The Dead Sea Scrolls (DSS) revealed two fragments of Jeremiah which follow the verse order of the LXX. (As well as a number which follow the MT). So we now know that the shorter Jeremiah also existed in Hebrew - the differences did not arise due to a lazy translator.
Despite the extent of the differences, the overall message of Jeremiah is not significantly changed. Indeed, many of the differences are simply the repetitive material which is present in the MT but not the LXX.
There are a number of theories as to why there existed two versions of Jeremiah:
My personal preference would be for the second option, because I can understand why someone would want to omit repetitive passages and produce a shortened version of such a long and (often) difficult to read book. However the experts generally opt for one of the other two options!
Emmanuel Tov, Textual Criticism of the Hebrew Bible (Fortress, 1992), is an absolutely superb book on all aspects of Old Testament textual criticism, including the Septuagint. It also discusses the issue of Jeremiah in some depth. The author specialises in Septuagint studies.

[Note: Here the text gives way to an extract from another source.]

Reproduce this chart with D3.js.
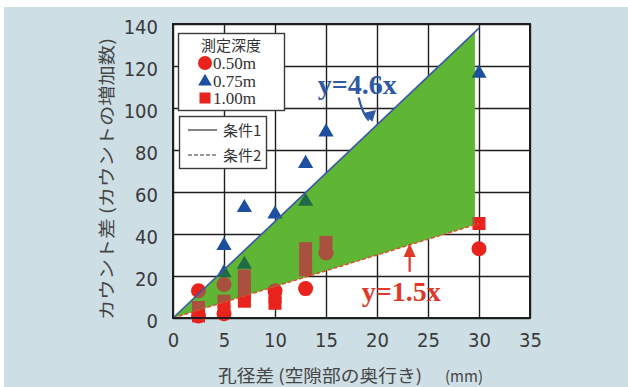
<!DOCTYPE html>
<html>
<head>
<meta charset="utf-8">
<script src="https://cdn.jsdelivr.net/npm/d3@7"></script>
<style>
  html, body { margin: 0; padding: 0; background: #fff; }
  svg { display: block; }
  .tick text { font-family: "Liberation Sans Narrow", "DejaVu Sans Condensed", sans-serif; font-size: 20px; fill: #3a3a3a; }
</style>
</head>
<body>
<svg class="chart" width="628" height="387"></svg>
<script>
// ---- data ----
var xTicks = [0, 5, 10, 15, 20, 25, 30, 35];
var yTicks = [0, 20, 40, 60, 80, 100, 120, 140];

// depth 0.50m (circles)
var depth050 = [[2.5, 13], [2.5, 1], [5, 2], [5, 16], [10, 13], [13, 14], [15, 31], [30, 33]];
// depth 0.75m (triangles)
var depth075 = [[5, 35], [5, 22], [7, 53], [7, 26], [10, 50], [13, 74], [13, 56], [15, 89], [30, 117]];
// depth 1.00m (squares)
var depth100 = [[2.5, 1], [2.5, 5], [5, 3], [5, 8], [7, 8], [7, 12], [7, 16], [7, 20],
                [10, 7], [10, 10], [13, 23], [13, 28], [13, 33], [15, 36], [30, 45]];

var slopeUpper = 4.6;   // 条件1
var slopeLower = 1.5;   // 条件2
var lineRange = [0, 30];
var fillRange = [0, 29.6];

(function drawChart() {
    var svg = d3.select("svg.chart");
    var plot = {left: 173, right: 530, top: 24, bottom: 318};
    var red = "#e8231d", blue = "#1c4f9f", green = "#5fb534";
    var redIn = "#a9503f", blueIn = "#1f6b48";

    // page background
    svg.append("rect").attr("width", 628).attr("height", 387).attr("fill", "#fff");
    svg.append("rect").attr("x", 4).attr("y", 7).attr("width", 624).attr("height", 380).attr("fill", "#cddee5");

    var x = d3.scaleLinear().domain([0, 35]).range([plot.left, plot.right]);
    var y = d3.scaleLinear().domain([0, 140]).range([plot.bottom, plot.top]);
    var h = plot.bottom - plot.top, w = plot.right - plot.left;

    svg.append("rect").attr("x", plot.left).attr("y", plot.top)
        .attr("width", w).attr("height", h).attr("fill", "#fff");

    // grid + axes
    var gx = svg.append("g").attr("transform", "translate(0," + plot.bottom + ")")
        .call(d3.axisBottom(x).tickValues(xTicks).tickSizeInner(-h).tickSizeOuter(0).tickPadding(15));
    var gy = svg.append("g").attr("transform", "translate(" + plot.left + ",0)")
        .call(d3.axisLeft(y).tickValues(yTicks).tickSizeInner(-w).tickSizeOuter(0).tickPadding(15));
    [gx, gy].forEach(function(g) {
        g.select(".domain").remove();
        g.selectAll(".tick line").attr("stroke", "#1e1e1e").attr("stroke-width", 1.4);
    });
    gy.selectAll(".tick text").attr("dy", "0.45em");

    function drawPoints(layer, useInside) {
        layer.selectAll("circle.c").data(depth050).enter().append("circle")
            .attr("cx", function(d) { return x(d[0]); })
            .attr("cy", function(d) { return y(d[1]); })
            .attr("r", 7.5)
            .attr("fill", useInside ? redIn : red);
        layer.selectAll("rect.s").data(depth100).enter().append("rect")
            .attr("x", function(d) { return x(d[0]) - 6.5; })
            .attr("y", function(d) { return y(d[1]) - 6.5; })
            .attr("width", 13).attr("height", 13)
            .attr("fill", useInside ? redIn : red);
        layer.selectAll("path.t").data(depth075).enter().append("path")
            .attr("d", d3.symbol(d3.symbolTriangle, 100))
            .attr("transform", function(d) { return "translate(" + x(d[0]) + "," + (y(d[1]) + 1) + ")"; })
            .attr("fill", useInside ? blueIn : blue);
    }

    drawPoints(svg.append("g"), false);

    // green band between the two conditions
    var band = d3.area()
        .x(function(d) { return x(d); })
        .y0(function(d) { return y(slopeLower * d); })
        .y1(function(d) { return y(slopeUpper * d); });

    svg.append("clipPath").attr("id", "bandClip")
        .append("path").datum(fillRange).attr("d", band);
    svg.append("path").datum(fillRange).attr("d", band).attr("fill", green);

    // points seen through the band
    drawPoints(svg.append("g").attr("clip-path", "url(#bandClip)"), true);

    var line = function(k) {
        return d3.line().x(function(d) { return x(d); }).y(function(d) { return y(k * d); });
    };
    svg.append("path").datum(lineRange).attr("d", line(slopeUpper))
        .attr("fill", "none").attr("stroke", "#3a58a6").attr("stroke-width", 1.6);
    svg.append("path").datum(lineRange).attr("d", line(slopeLower))
        .attr("fill", "none").attr("stroke", "#d8502c").attr("stroke-width", 1.4)
        .attr("stroke-dasharray", "4,2");

    // plot frame
    svg.append("rect").attr("x", plot.left).attr("y", plot.top)
        .attr("width", w).attr("height", h)
        .attr("fill", "none").attr("stroke", "#1e1e1e").attr("stroke-width", 2);

    // annotations
    var serif = "'Liberation Serif', 'DejaVu Serif', serif";
    svg.append("text").attr("x", x(14.2)).attr("y", y(106.5))
        .attr("font-family", serif).attr("font-weight", "bold").attr("font-size", 28)
        .attr("fill", "#2f5aa3").text("y=4.6x");
    svg.append("path")
        .attr("d", "M" + x(18.2) + "," + y(105) + " Q" + x(18.6) + "," + y(97) + " " + x(19.2) + "," + y(94))
        .attr("fill", "none").attr("stroke", "#2f5aa3").attr("stroke-width", 2.2);
    svg.append("path")
        .attr("d", "M" + x(19.55) + "," + y(93.5) + " L" + x(18.6) + "," + y(97.5) + " L" + x(19.9) + "," + y(99) + "Z")
        .attr("fill", "#2f5aa3");

    svg.append("text").attr("x", x(18.5)).attr("y", y(8))
        .attr("font-family", serif).attr("font-weight", "bold").attr("font-size", 28)
        .attr("fill", "#e0392a").text("y=1.5x");
    svg.append("line")
        .attr("x1", x(23.2)).attr("x2", x(23.2)).attr("y1", y(22)).attr("y2", y(30))
        .attr("stroke", "#e0392a").attr("stroke-width", 2.2);
    svg.append("path")
        .attr("d", "M" + x(23.2) + "," + y(35.5) + " L" + x(22.6) + "," + y(29) + " L" + x(23.8) + "," + y(29) + "Z")
        .attr("fill", "#e0392a");

    // legend: measurement depth
    var jp = "'Noto Sans CJK JP', sans-serif";
    svg.append("rect").attr("x", 178.5).attr("y", 33.5).attr("width", 106).attr("height", 77)
        .attr("fill", "#fff").attr("stroke", "#3a3a3a").attr("stroke-width", 1.4);
    svg.append("text").attr("x", 231).attr("y", 51).attr("text-anchor", "middle")
        .attr("font-family", jp).attr("font-size", 15).attr("fill", "#333").text("測定深度");
    var legendRows = [["0.50m", "circle"], ["0.75m", "triangle"], ["1.00m", "square"]];
    legendRows.forEach(function(r, i) {
        var cy = 63 + i * 17.5;
        if (r[1] === "circle") {
            svg.append("circle").attr("cx", 205).attr("cy", cy).attr("r", 7).attr("fill", red);
        } else if (r[1] === "triangle") {
            svg.append("path").attr("d", d3.symbol(d3.symbolTriangle, 80))
                .attr("transform", "translate(205," + (cy + 1) + ")").attr("fill", blue);
        } else {
            svg.append("rect").attr("x", 199.5).attr("y", cy - 5.5).attr("width", 11).attr("height", 11).attr("fill", red);
        }
        svg.append("text").attr("x", 213).attr("y", cy + 6)
            .attr("font-family", serif).attr("font-size", 17).attr("fill", "#333").text(r[0]);
    });

    // legend: conditions
    svg.append("rect").attr("x", 179.5).attr("y", 116.5).attr("width", 87).attr("height", 52)
        .attr("fill", "#fff").attr("stroke", "#3a3a3a").attr("stroke-width", 1.4);
    [["条件1", null], ["条件2", "4,2"]].forEach(function(r, i) {
        var cy = 130 + i * 25;
        svg.append("line").attr("x1", 188).attr("x2", 217).attr("y1", cy).attr("y2", cy)
            .attr("stroke", "#333").attr("stroke-width", 1.2).attr("stroke-dasharray", r[1]);
        svg.append("text").attr("x", 223).attr("y", cy + 5.5)
            .attr("font-family", jp).attr("font-size", 15).attr("fill", "#333").text(r[0]);
    });

    // axis titles
    svg.append("text").attr("x", 218).attr("y", 382)
        .attr("font-family", jp).attr("font-size", 17).attr("fill", "#444")
        .attr("textLength", 204).attr("lengthAdjust", "spacingAndGlyphs")
        .text("孔径差 (空隙部の奥行き)");
    svg.append("text").attr("x", 445).attr("y", 382)
        .attr("font-family", jp).attr("font-size", 15).attr("fill", "#444")
        .attr("textLength", 38).attr("lengthAdjust", "spacingAndGlyphs")
        .text("(mm)");
    svg.append("text")
        .attr("transform", "translate(113," + 179 + ") rotate(-90)")
        .attr("text-anchor", "middle")
        .attr("font-family", jp).attr("font-size", 17).attr("fill", "#444")
        .attr("textLength", 282).attr("lengthAdjust", "spacingAndGlyphs")
        .text("カウント差 (カウントの増加数)");
})();
</script>
</body>
</html>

A good Bible Dictionary will either have an article on the Septuagint, or discuss it under Textual Criticism. Two excellent articles were 'Textual Criticism (OT)' (by Tov) in the Anchor Bible Dictionary (Doubleday 1992), and 'Texts and Versions' in the New Bible Dictionary (IVP; 2nd Edition 1982, 3rd Edition 1995?).
Any good commentary on Jeremiah will have a few pages on the issues of the MT and LXX of Jeremiah. I refered to both J.A.Thompson (NICOT series, Eerdmans 1980) and John Bright (Anchor series, Doubleday 1965).